In order to ensure this doesn’t happen, businesses today need to ensure that they exercise complete control over their inventory – from forecasting, ordering and storage to order fulfillment, packaging and shipping.
The importance of smart and proactive inventory control cannot be overstated. There are just too many ways in which poorly managed inventory can affect your business – here are the top three:
1. Riding out the rise and fall of customer demand fluctuation
If inventory managers were given the opportunity to choose one superpower, the overwhelming majority of them would no doubt ask for the power to see the future. Being able to accurately assess future fluctuations in customer demand is one of the most important and most challenging tasks in inventory management.
Accurate forecasting means that stock levels will be optimally maintained. So, if there is a surge in demand, a business should have enough stock on hand to meet the needs of its customers.
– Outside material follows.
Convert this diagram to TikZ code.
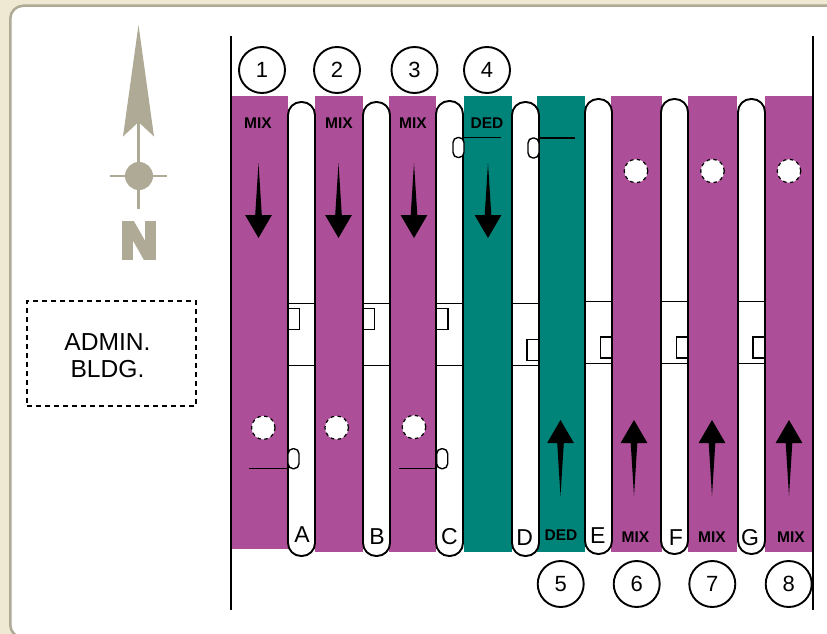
\documentclass[tikz,border=0pt]{standalone}
\usepackage{fontspec}
\setmainfont{Liberation Sans}
\newfontfamily\northfont[FakeBold=9]{Liberation Sans Bold}
\usetikzlibrary
  {
    positioning,
  }
\definecolor{mixlane}{HTML}{AC4E98}
\definecolor{dedlane}{HTML}{00847A}
\definecolor{sandback}{HTML}{EFE9D3}
\definecolor{sandline}{HTML}{AEAA96}
\tikzset
  {
    lane/.style=
      {
        anchor=north west,
        inner sep=0,
        outer sep=0,
      },
    mix lane/.style={lane, fill=mixlane},
    ded lane/.style={lane, fill=dedlane},
    pier/.style=
      {
        draw,
        fill=white,
        line width=1.9pt,
        rounded corners=13pt,
        anchor=north west,
        inner sep=0,
        outer sep=0,
        minimum width=27pt,
      },
    bay/.style=
      {
        draw,
        fill=white,
        line width=1.6pt,
        inner sep=0,
        outer sep=0,
        minimum width=27pt,
        minimum height=62pt,
      },
    booth/.style=
      {
        draw,
        fill=white,
        line width=1.3pt,
        anchor=north west,
        inner sep=0,
        outer sep=0,
        minimum width=11.5pt,
        minimum height=21pt,
      },
    gate/.style=
      {
        draw,
        fill=white,
        line width=1.4pt,
        rounded corners=5pt,
        anchor=north west,
        inner sep=0,
        outer sep=0,
        minimum width=11pt,
        minimum height=20pt,
      },
    leader/.style={line width=1.4pt},
    post/.style=
      {
        draw,
        fill=white,
        shape=circle,
        line width=1.2pt,
        dash pattern=on 3.5pt off 3.5pt,
        inner sep=0,
        minimum size=23.5pt,
      },
    number/.style=
      {
        draw,
        shape=circle,
        line width=1.9pt,
        inner sep=0,
        minimum size=46pt,
        font=\fontsize{22}{22}\selectfont,
      },
    pier label/.style=
      {
        inner sep=0,
        font=\fontsize{23}{23}\selectfont,
      },
    kind/.style=
      {
        inner sep=0,
        font=\fontsize{15.5}{15.5}\selectfont\bfseries,
      },
    wall/.style={line width=2.3pt},
    down flow/.pic=
      {
        \fill (0,0) -- (3.3,52) -- (13.4,52) -- (0,75) -- (-13.4,52) -- (-3.3,52) -- cycle;
      },
    up flow/.pic=
      {
        \fill (0,0) -- (3.3,-53) -- (13.4,-53) -- (0,-76) -- (-13.4,-53) -- (-3.3,-53) -- cycle;
      },
  }

\begin{document}
\begin{tikzpicture}[x=1pt, y=-1pt]
  \useasboundingbox (0,0) rectangle (827,634);
  \clip (0,0) rectangle (827,634);
  \fill[sandback] (0,0) rectangle (827,634);
  \node
    [
      draw=sandline,
      fill=white,
      line width=2.5pt,
      rounded corners=13pt,
      anchor=north west,
      inner sep=0,
      minimum width=840pt,
      minimum height=632pt,
    ]
    (panel) at (9,4.5) {};

  % north arrow
  \fill[sandline] (138.5,25) -- (154,136.5) -- (138.5,122) -- (123,136.5) -- cycle;
  \node[fill=sandline, shape=circle, inner sep=0, minimum size=28pt] (hub) at (139,176) {};
  \coordinate (needle top) at (138.5,122);
  \coordinate (needle end) at (138.5,209);
  \coordinate (bar west) at (110,176);
  \coordinate (bar east) at (167,176);
  \draw[sandline, line width=2.2pt] (needle top) -- (needle end);
  \draw[sandline, line width=2.2pt] (bar west) -- (bar east);
  \node[sandline, inner sep=0, font=\fontsize{50}{50}\northfont] (north) at (139,240.5) {N};

  \node
    [
      draw,
      line width=1.8pt,
      dash pattern=on 5pt off 4pt,
      minimum width=169pt,
      minimum height=105pt,
    ]
    (admin) at (111.5,353.5) {};
  \node
    [
      inner sep=0,
      align=center,
      font=\fontsize{24.6}{27.6}\selectfont,
    ]
    (admin label) at (107.5,355.5) {ADMIN.\\BLDG.};

  % traffic lanes
  \node[mix lane, minimum width=57pt, minimum height=453pt] (lane1) at (231,96) {};
  \node[mix lane, minimum width=48pt, minimum height=456pt] (lane2) at (315,96) {};
  \node[mix lane, minimum width=47pt, minimum height=456pt] (lane3) at (389,96) {};
  \node[ded lane, minimum width=48pt, minimum height=456pt] (lane4) at (464,96) {};
  \node[ded lane, minimum width=48pt, minimum height=456pt] (lane5) at (537,96) {};
  \node[mix lane, minimum width=51pt, minimum height=456pt] (lane6) at (611,96) {};
  \node[mix lane, minimum width=49pt, minimum height=456pt] (lane7) at (688,96) {};
  \node[mix lane, minimum width=47pt, minimum height=456pt] (lane8) at (765,96) {};

  % piers
  \node[pier, minimum height=454pt] (pierA) at (288,102) {};
  \node[pier, minimum height=454pt] (pierB) at (363,102) {};
  \node[pier, minimum height=455pt] (pierC) at (436,101) {};
  \node[pier, minimum height=454pt] (pierD) at (512,102) {};
  \node[pier, minimum height=455pt] (pierE) at (585,99) {};
  \node[pier, minimum height=455pt] (pierF) at (661,99) {};
  \node[pier, minimum height=455pt] (pierG) at (738,99) {};

  \node[bay] (bayA) at (301.5,334.5) {};
  \node[bay] (bayB) at (376.5,334.5) {};
  \node[bay] (bayC) at (449.5,334.5) {};
  \node[bay] (bayD) at (525.5,334.5) {};
  \node[bay] (bayE) at (598.5,332.5) {};
  \node[bay] (bayF) at (674.5,332.5) {};
  \node[bay] (bayG) at (751.5,332.5) {};

  \node[booth] (boothA) at (288,308.5) {};
  \node[booth] (boothB) at (363,308.5) {};
  \node[booth] (boothC) at (436.5,308.5) {};
  \node[booth] (boothD) at (527,339.5) {};
  \node[booth] (boothE) at (600.5,337) {};
  \node[booth] (boothF) at (676.5,337) {};
  \node[booth] (boothG) at (753,337) {};

  % gates and their leaders
  \node[gate] (gateA) at (288,448.7) {};
  \node[gate] (gateC) at (436.7,448.7) {};
  \node[gate] (gateD) at (453,137.5) {};
  \node[gate] (gateE) at (528,138) {};
  \coordinate (leaderA) at (249.3,468.7);
  \coordinate (leaderC) at (399.3,468.7);
  \coordinate (leaderD) at (500.7,137.5);
  \coordinate (leaderE) at (575,138);
  \draw[leader] (gateA.south west) -- (leaderA);
  \draw[leader] (gateC.south west) -- (leaderC);
  \draw[leader] (gateD.north east) -- (leaderD);
  \draw[leader] (gateE.north east) -- (leaderE);

  \node[post] (post1) at (263.3,427.7) {};
  \node[post] (post2) at (336.7,427.7) {};
  \node[post] (post3) at (414,427) {};
  \node[post] (post6) at (636,171) {};
  \node[post] (post7) at (712.5,171) {};
  \node[post] (post8) at (789,171) {};

  \pic at (258.5,163) {down flow};
  \pic at (338.5,163) {down flow};
  \pic at (414,163) {down flow};
  \pic at (488,163) {down flow};
  \pic at (560.5,496) {up flow};
  \pic at (634,496) {up flow};
  \pic at (712,496) {up flow};
  \pic at (789,496) {up flow};

  \node[kind] (kind1) at (258,123) {MIX};
  \node[kind] (kind2) at (339,123) {MIX};
  \node[kind] (kind3) at (413,123) {MIX};
  \node[kind] (kind4) at (487,123) {DED};
  \node[kind] (kind5) at (561,535) {DED};
  \node[kind] (kind6) at (635.5,537.5) {MIX};
  \node[kind] (kind7) at (712,537.5) {MIX};
  \node[kind] (kind8) at (791,537.5) {MIX};

  \node[pier label] (labelA) at (302,534.5) {A};
  \node[pier label] (labelB) at (377,537) {B};
  \node[pier label] (labelC) at (449.5,537) {C};
  \node[pier label] (labelD) at (524.7,538) {D};
  \node[pier label] (labelE) at (597.7,536) {E};
  \node[pier label] (labelF) at (676,537.7) {F};
  \node[pier label] (labelG) at (750,538) {G};

  \node[number] (one) at (262,70) {1};
  \node[number] (two) at (337,70) {2};
  \node[number] (three) at (414.5,70) {3};
  \node[number] (four) at (487,70) {4};
  \node[number] (five) at (560.7,584) {5};
  \node[number] (six) at (636.7,584) {6};
  \node[number] (seven) at (712.3,584) {7};
  \node[number] (eight) at (788.7,584) {8};

  \coordinate (west top) at (231,36.5);
  \coordinate (west end) at (231,609.5);
  \coordinate (east top) at (812.8,36.5);
  \coordinate (east end) at (812.8,609.5);
  \draw[wall] (west top) -- (west end);
  \draw[wall] (east top) -- (east end);
\end{tikzpicture}
\end{document}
This boosts revenue and more importantly allows the business to meet its customer service goals. Failing to predict and prepare for future rises or dips in customer demand leads to disaster on two equally perilous fronts.
When inventory control is lost and forecasting is made based off inaccurate data, a process manager can end up ordering in too much stock. Overstock quickly ties up cash flow, and puts goods at risk of losing value through obsolescence, dips in market retail prices, as well as theft, tampering and damage. Shelf space in the warehouse isn’t freed up either, and every day stock sits gathering dust on the shelves is another day where money is needlessly wasted.
Lack of inventory control can also lead to a business being understocked. Reliance on outdated and poorly synchronized inventory management systems often leads to forecasts that are ill informed.
When this occurs, process managers often order insufficient inventory to meet demand. Stock outs are every inventory manager’s worst nightmare; nobody wants to watch helplessly as profits drain from a business in the form of lost sales and a dissipating customer base.
2. Happy customers = happy bottom line
For companies involved in production and manufacturing, well-controlled inventory will ensure that lead times are consistently met and disruptions in the production process kept to a bare minimum. The top integrated cloud-based inventory management systems on the market today are able to convert complex inventory control challenges into simple, accurate and on-time solutions.
When a business is able to maintain and forecast accurate inventory levels of raw materials, production efficiency is boosted and customer service targets are consistently met. This is because customers receive their finished goods on time, in the required quantities and at the agreed upon price point.
3. Significantly lower administrative costs
When personnel are constantly wasting time and resources tracking down poorly labeled inventory, or inventory stored where it shouldn’t be, then money is wasted too. Even a seemingly frivolous task such as tracking down a single missing component in a customer’s order can lead to a wild goose chase capable of bringing the smooth running of a business to a grinding halt.
With an effective inventory control system in place labor costs are kept in check. Having the ability to identify, track and trace every piece of inventory that flows through your procurement, storage, and sales process in real-time – and with pinpoint accuracy – is the epitome of what inventory control is all about.
So, inventory control is not just important to a business looking to gain a competitive edge and operate at peak efficiency - it is absolutely essential. To this end, investing in a fully integrated inventory management software solution is something every business is well advised to take under careful consideration.